As the construction was a joint venture, there were differences of opinion on many issues including design and method of execution. A committee, called the Board of Engineers, was formed under the chairmanship of Sir M Visvesvaraya to oversee the activities and resolve technical glitches. Finally, after years of conceptualisation and execution, the dam became functional in 1953. Over 90 villages were shifted for the purpose. After its completion, the dam became a joint project of Karnataka and Andhra Pradesh.

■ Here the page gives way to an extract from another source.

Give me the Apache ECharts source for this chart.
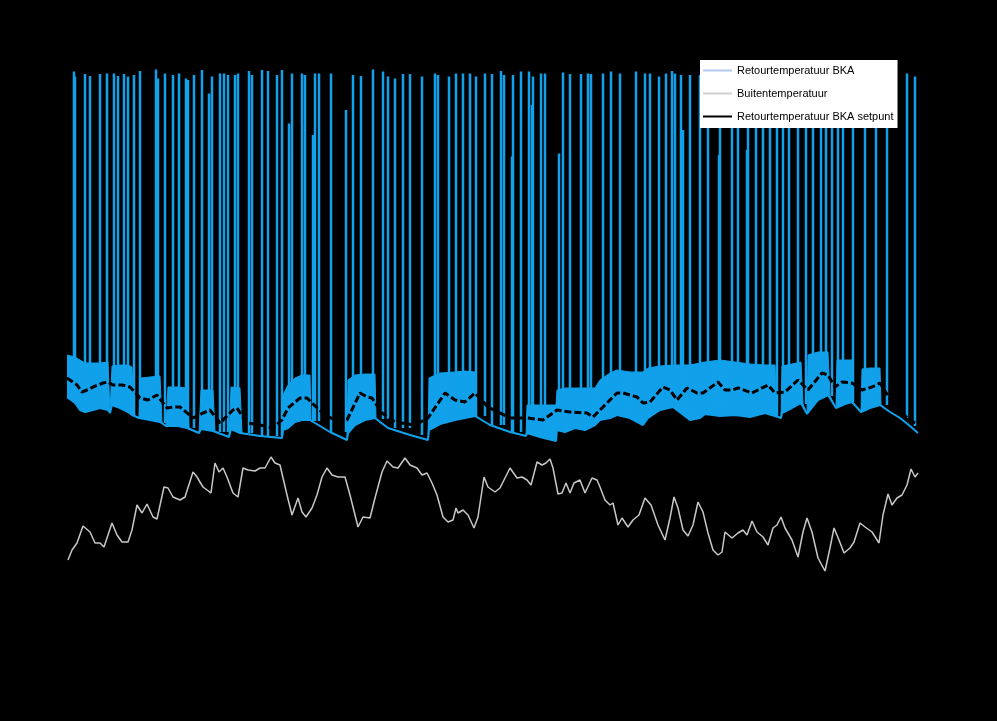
<!DOCTYPE html>
<html><head><meta charset="utf-8">
<script src="https://cdn.jsdelivr.net/npm/echarts@6/dist/echarts.min.js"></script>
<style>html,body{margin:0;padding:0;background:#000;}#chart{width:997px;height:721px;}</style>
</head><body><div id="chart"></div>
<script>
// Time axis in hours since start; temperatures in °C
const bandHour = [0,8,13,18,26,33,41,43,45,53,61,65,67,72,74,83,93,95,99,101,111,120,122,132,134,146,148,162,164,173,175,193,215,216,221,228,235,243,244,263,280,281,288,298,308,309,321,343,361,362,373,388,398,408,409,423,443,459,460,473,489,490,498,508,518,528,533,543,550,563,576,581,593,606,623,633,638,653,668,683,698,708,710,714,715,725,734,736,740,741,751,761,763,769,770,778,785,786,794,795,803,813,814,823,833,843,851];
const bandLow = [28.6,27.4,26.0,25.6,26.0,26.4,26.0,25.4,27.0,26.4,25.6,25.0,25.0,24.4,24.6,24.0,23.6,23.4,22.8,23.2,22.8,22.4,22.4,21.4,22.2,21.8,21.6,20.6,22.2,21.4,21.4,20.8,20.4,22.0,22.4,23.6,24.0,24.0,23.8,21.6,20.0,21.4,23.0,24.0,24.4,24.2,22.4,21.0,20.0,22.0,23.2,24.0,24.4,24.8,24.8,23.0,21.6,20.8,21.4,20.6,19.8,22.0,21.6,22.4,22.0,23.0,24.0,24.4,25.0,24.4,23.0,24.4,26.0,26.6,24.0,24.4,25.2,24.8,25.0,24.6,25.4,24.8,24.6,24.4,25.4,26.4,27.4,27.2,25.2,25.4,28.0,29.0,28.8,26.4,26.8,27.2,27.6,27.4,25.6,25.8,26.4,27.0,27.0,25.6,24.4,22.8,21.4];
const bandHigh = [37.0,36.6,36.0,35.4,35.4,35.4,35.6,25.4,34.8,35.0,35.0,34.6,25.0,24.4,32.4,32.6,32.8,23.4,22.8,30.6,30.6,30.4,22.4,21.4,30.0,30.0,21.6,20.6,30.6,30.4,21.4,20.8,20.4,29.0,31.0,32.4,33.0,33.0,23.8,21.6,20.0,32.0,33.0,33.2,33.2,24.2,22.4,21.0,20.0,32.4,33.4,33.6,33.8,33.6,24.8,23.0,21.6,20.8,27.0,27.0,27.0,30.0,30.4,30.4,30.4,30.4,32.0,33.4,34.0,33.6,33.6,34.4,34.8,35.0,35.0,35.4,35.6,36.0,35.6,35.2,35.0,35.0,24.6,24.4,34.8,35.2,35.6,27.2,25.2,37.0,37.6,37.6,28.8,26.4,36.0,36.0,36.0,27.4,25.6,34.2,34.4,34.4,27.0,25.6,24.4,22.8,21.4];

const spikeHour = [7,8,18,23,33,40,47,51,57,61,67,73,89,91,98,106,112,119,121,127,135,142,145,153,157,161,168,171,182,185,195,201,210,215,222,225,235,238,246,248,252,264,279,286,294,306,316,321,328,336,343,355,368,371,382,389,396,403,409,418,425,434,437,445,446,454,462,465,466,474,478,492,496,503,514,521,524,536,544,553,569,578,583,592,599,605,608,614,616,623,633,641,652,653,665,671,680,681,689,696,703,710,716,722,731,739,746,754,759,765,771,776,786,798,809,820,840,848];
const spikePeak = [93.7,92.7,93.2,92.8,93.2,93.3,93.3,92.8,93.2,92.7,93.0,93.8,94.1,92.3,93.3,93.0,93.3,92.3,92.0,93.0,94.0,89.3,92.7,93.3,93.3,93.0,93.0,93.3,93.8,93.0,94.0,93.8,93.0,94.0,83.3,93.3,93.3,93.0,81.0,93.3,93.3,93.3,86.0,93.0,92.8,94.1,93.7,92.7,92.3,93.2,93.2,92.7,93.3,93.0,92.7,93.3,93.3,93.3,92.7,93.3,93.2,93.8,93.0,76.7,93.0,93.7,93.7,87.0,92.7,93.3,93.3,77.3,93.5,93.2,93.2,93.3,93.2,93.3,93.7,93.3,93.7,93.3,93.3,92.7,93.3,93.8,93.3,93.0,82.0,93.0,93.0,93.0,77.0,93.0,93.0,93.0,78.0,93.0,93.0,93.0,93.0,93.0,93.0,93.0,93.0,93.0,93.0,93.0,93.0,93.0,93.0,93.0,93.0,93.0,93.0,93.0,93.3,92.7];

const outdoorHour = [1,5,10,16,23,28,33,37,45,50,55,61,65,70,75,80,86,90,97,101,106,113,118,126,130,136,144,148,152,156,160,166,171,176,181,188,193,198,204,208,213,220,225,231,235,239,245,250,255,260,265,271,278,283,286,291,296,303,308,315,320,326,331,338,343,350,355,360,365,370,376,381,386,389,391,396,401,407,411,417,421,428,433,438,443,450,455,460,464,470,475,479,483,486,491,495,499,503,507,513,518,525,530,533,538,543,546,551,555,561,566,572,578,584,591,598,603,607,611,616,621,626,631,636,641,646,651,655,658,665,671,676,680,685,690,696,701,706,710,714,718,725,731,736,740,745,751,758,763,767,772,777,783,787,793,798,805,812,816,821,825,830,835,840,844,848,851];
const outdoorTemp = [-4.0,-2.0,-0.6,2.8,1.6,-0.6,-0.6,-1.4,3.4,1.0,-0.4,-0.4,2.0,7.0,5.4,7.2,4.6,4.2,10.6,10.4,8.6,8.0,8.6,13.6,12.6,10.6,9.4,15.4,13.6,14.4,12.6,9.4,8.6,14.4,14.0,13.8,14.4,14.4,16.6,15.4,15.0,9.0,5.0,8.4,5.6,4.6,6.4,9.0,12.6,14.4,13.0,12.6,12.6,9.0,6.6,2.6,4.6,4.4,8.4,13.6,15.8,14.6,14.4,16.4,15.0,14.4,13.0,13.4,11.4,9.0,4.6,3.6,4.0,6.4,5.4,6.0,5.0,2.4,4.6,12.6,10.6,9.6,10.4,12.4,14.4,12.4,12.6,12.0,11.0,15.6,15.0,15.4,16.2,14.4,9.2,9.4,11.4,9.4,11.4,12.0,9.4,12.4,12.0,10.6,8.0,7.0,7.4,3.0,4.4,2.6,4.0,5.0,8.4,7.0,3.0,0.0,4.4,8.6,6.4,2.0,0.8,3.0,7.6,5.6,1.4,-2.0,-3.0,-2.4,1.6,0.4,1.4,2.0,1.0,3.8,1.6,0.6,-1.0,2.4,3.0,4.6,2.4,0.0,-3.4,1.6,4.4,1.6,-3.6,-6.2,-1.6,2.4,0.0,-2.6,-1.6,-0.4,3.4,2.6,1.6,-0.6,5.0,9.2,7.0,8.4,9.0,11.0,14.2,12.6,13.4];

const setHour = [0,10,15,20,26,36,41,46,55,63,73,81,90,100,106,113,126,136,143,153,166,170,180,193,206,215,221,233,240,245,258,268,280,293,300,305,315,328,348,361,378,388,398,408,421,443,460,476,490,503,520,526,533,550,556,570,576,583,596,603,610,620,630,636,651,658,665,671,685,701,708,718,731,741,755,761,768,775,785,795,805,813,828,845,851];
const setTemp = [32.4,31.0,29.6,30.0,30.6,31.4,31.6,31.0,31.0,30.6,28.4,28.0,29.0,26.4,26.6,26.6,24.4,25.4,26.0,23.4,26.0,26.4,23.4,23.0,22.4,24.0,26.4,28.4,28.4,27.4,25.0,24.0,24.0,29.4,28.6,28.4,25.4,23.6,23.0,24.4,29.4,28.0,27.6,29.4,26.6,24.4,24.4,24.0,26.0,25.6,25.4,24.6,26.0,29.4,29.4,28.6,27.4,27.6,30.6,30.0,28.0,30.4,29.4,29.4,31.6,30.0,30.0,30.4,29.4,31.0,29.4,29.6,32.0,30.0,33.4,33.0,30.6,31.6,31.4,30.0,30.6,31.4,26.6,23.6,23.4];

const seriesNames = ['Retourtemperatuur BKA', 'Buitentemperatuur', 'Retourtemperatuur BKA setpunt'];

const BLUE = '#11a0ea';
const BG = '#000';
const pair = (xs, ys) => xs.map((x, i) => [x, ys[i]]);

// each spike starts on the measured lower trace of the return temperature
function baseAt(h) {
  for (let j = 0; j < bandHour.length - 1; j++) {
    if (h >= bandHour[j] && h <= bandHour[j + 1]) return Math.max(bandLow[j], bandLow[j + 1]);
  }
  return bandLow[bandLow.length - 1];
}
const spikeData = [];
spikeHour.forEach((h, i) => {
  spikeData.push([h, baseAt(h)], [h, spikePeak[i]], [h, '-']);
});

const chart = echarts.init(document.getElementById('chart'), null, { renderer: 'canvas' });
chart.setOption({
  backgroundColor: BG,
  animation: false,
  grid: { left: 67, right: 79, top: 40, bottom: 81 },
  xAxis: { type: 'value', min: 0, max: 851, show: false },
  yAxis: { type: 'value', min: -20, max: 100, show: false },
  legend: {
    orient: 'vertical', left: 700, top: 60,
    backgroundColor: '#fff', borderWidth: 0,
    padding: [5, 4, 6, 3], itemGap: 12,
    itemWidth: 29, itemHeight: 2, icon: 'rect',
    textStyle: { color: '#000', fontSize: 11, fontFamily: 'Liberation Sans' },
    data: [
      { name: seriesNames[0], itemStyle: { color: '#b3c9ee' } },
      { name: seriesNames[1], itemStyle: { color: '#d0d0d0' } },
      { name: seriesNames[2], itemStyle: { color: '#000' } }
    ]
  },
  series: [
    // upper envelope of the oscillating return temperature, filled downwards
    { name: 'bandHigh', type: 'line', data: pair(bandHour, bandHigh), symbol: 'none', silent: true,
      lineStyle: { width: 1, color: BLUE }, areaStyle: { color: BLUE, opacity: 1, origin: 'start' } },
    // lower envelope: clears the fill beneath it back to the background
    { name: 'bandLowFill', type: 'line', data: pair(bandHour, bandLow), symbol: 'none', silent: true,
      lineStyle: { width: 0, opacity: 0 }, areaStyle: { color: BG, opacity: 1, origin: 'start' } },
    { name: seriesNames[0], type: 'line', data: pair(bandHour, bandLow), symbol: 'none',
      lineStyle: { width: 2, color: BLUE }, itemStyle: { color: BLUE } },
    { name: 'retourSpikes', type: 'line', data: spikeData, symbol: 'none', connectNulls: false,
      lineStyle: { width: 2.5, color: BLUE }, silent: true },
    { name: seriesNames[1], type: 'line', data: pair(outdoorHour, outdoorTemp), symbol: 'none',
      lineStyle: { width: 1.5, color: '#c8c8c8' }, itemStyle: { color: '#c8c8c8' } },
    { name: seriesNames[2], type: 'line', data: pair(setHour, setTemp), symbol: 'none',
      lineStyle: { width: 3, color: '#000', type: [7, 3] }, itemStyle: { color: '#000' } }
  ]
});
</script></body></html>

Once the irrigation system was put in place, agriculture flourished in the region. The farmers began harvesting good crop that changed the picture of entire command area of Tungabhadra Reservoir. The paddy-growing area of Gangavati and Sindhanur came to be known as the ‘Rice Bowl’ of Karnataka. Now, apart from paddy, a variety of crops including sugarcane, banana, sunflower and cotton are grown using water from the dam, which provides irrigation facility to around 16 lakh acres of land. The availability of water led to the establishment of a number of industries in the region. Fishing became a major livelihood activity after the construction of the dam. Fishing is done in Tungabhadra Reservoir through pen culture. All these activities have helped improve the socio-economic conditions of the people.

Biodiversity hotspot

River Tungabhadra is a biodiversity hotspot with innumerable aquatic life. Apart from hundreds of fish species, the river is home to smooth-coated otters, marsh crocodiles, and giant soft-shelled turtles. The 35-km stretch of the river from Tungabhadra Reservoir to Kampli Bridge has been declared as Tungabhadra Otter Conservation Reserve by the Government of Karnataka in April 2015.

In the pre-dam period, iconic grassland species like blackbucks, chinkaras and cheetah were flourishing in the region. Tigers were also sighted. The construction of the dam converted dry lands into irrigated swamps and it resulted in the gradual disappearance of these species. The huge reservoir that is spread over an area of 378 sq km now attracts many species of water birds including migratory birds from the northern hemisphere. It has also become a breeding ground for many species of birds.

Threats to the dam

Due to less rain in Western Ghats, the dam received less inflow of water this year. This has affected agriculture and thus, farmers in the region. Siltation has proved to be another threat to the dam. Over a period of 60 years, about 33 tmc feet of silt has been deposited in the dam, affecting its storage capacity. The reasons for siltation are excessive and unscientific agricultural activities, disposal of garbage, release of industrial effluents and domestic sewage into the upstream areas. Excessive use of chemical fertilisers in agriculture is resulting in the overgrowth of water hyacinth and other weeds. As the water level goes down, farmers try cultivating crops in the basin of the reservoir. Borewells have been dug and electric poles have been installed close to the reservoir affecting breeding of birds during summer. Strict measures  should be taken immediately to prevent further deterioration of the dam.

Tourist attractions

The Tungabhadra Board, which consists of a chairman and six members, oversees maintenance of the dam and proper distribution of benefits to the states concerned. The board also runs a mini-hydel power plant. The board has two main wings — Irrigation Wing and Hydro-electric Wing and supervises smooth functioning of dam-related activities.

The garden unit of the irrigation wing  has developed attractive gardens near the dam site. Nandanavana, the first garden to be developed, was planned on the lines of Brindavan Garden at Krishna Raja Sagar Dam near Mysuru. The Japanese Park is known for ornamental plants and an attractive aquarium, Parnaja. Pampavana in Munirabad, Vaikunta Guest House, Rose garden, Chakravana, Trivenibag, deer park, aviary and musical fountains are some other places that attract tourists. A multimedia theatre called Chaitanya at the dam’s gate house is used to provide information about the history of the dam, its management and its impact. It also screens documentary films on related issues.